The global market for processors is set to finish 2013 on a strong note, helped by a splashy across-the-board increase in chip shipments to smartphones, tablets, PCs and servers compared to last year’s levels, according to a new report on the subject from HIS.
Worldwide processor shipments are forecast to reach 1,5-billion units by the end of this year, up a robust 24% from 1,21-billion in 2012. Although third-quarter numbers have yet to be finalized and fourth-quarter figures reflect best estimates at this point, the business as a whole will show that each quarter this year will have enjoyed a significant rise in volume compared to every quarter in 2012.
The first half of the year, in particular, yielded solid growth, up 27% in the first quarter on an annual basis, and up 24% in the second quarter.
Meanwhile, expansion in the third quarter is anticipated at 19%, while growth in the fourth-quarter is forecast to come in at 24%.
The processors being counted include the traditional chips implanted at the heart of machines like desktop PCs and servers, as well as mobile counterparts used in notebook computers, smartphones and tablets. Mobile versions, in turn, include standalone application processors as well as System-on-Chips that combine a baseband processor together with the application processor.

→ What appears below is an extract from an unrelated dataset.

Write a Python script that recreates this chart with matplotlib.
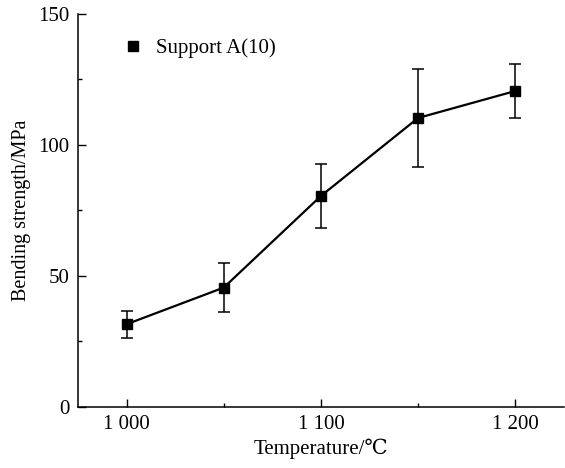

On the whole, processors serve as the logic unit or the brains of a system, handling digital input according to the instructions stored in the chip’s memory.
Of the four major segments in which processors are used, the PC category was the lone area in which chip shipments every quarter so far this year were generally down from their 2012 equivalents. In the second quarter, for instance, processor shipments for PCs amounted to 84,3-million units, down from 89,9-million a year ago at the same time.
The decline is not surprising, as PCs have struggled against more popular devices like mobile handsets and tablets. Sluggish PC sales, in turn, have affected processors being shipped to the space.
Within the PC segment processor shipments to notebook computers were down 2% on the year, while shipments to desktop PCs were down a much larger 13%.
In the higher-performance sector for servers, processor shipments fared better in growth, with every quarter so far this year posting an increase. Shipments in the second quarter, for instance, rose to 4,8-million units, up from 4,6-million a year ago.
The overall processor market would not be as healthy without the saving presence of smartphones and tablets.
Processor shipments to tablets are particularly vigorous, up from 38,3-million units in the second quarter of 2012 to 53,5-million for the same period this year, equivalent to growth of 40%. Growth in processor shipments to smartphones was only slightly less impressive, up 38% from 147,9-million to 204,2-million.
In tablets, the rise of low-cost devices made in China meant higher profiles for Chinese processor vendors such as Allwinner and Rockchip. The vendors played significant roles not only in the undifferentiated white-box tablet market but also in top-tier levels as they sold to major brands like Hewlett-Packard and Lenovo.
Meanwhile, processors continue to enjoy a strong market in smartphones, where the performance of the processor remains a key feature in the handsets and the competition for processors among brands is fierce. In the first half, for instance, a series of flagship smartphones like the HTC One and the Samsung Galaxy S4 were released, marking high-level implementations for standalone application processors.
Intel rival AMD increased its market share in processor shipments to PCs during the second quarter compared to the first, even though its share of market overall fell on an annual basis. Intel remained the dominant force in PC processors, now at 84% market share overall.
Intel, in particular, is placing high hopes on its latest processor, named Atom, to drive the company’s future. The processor will be in PCs, servers, tablets and smartphones – virtually all key segments of the processor market – where the giant chipmaker is focusing on power efficiency as well as improved computing performance.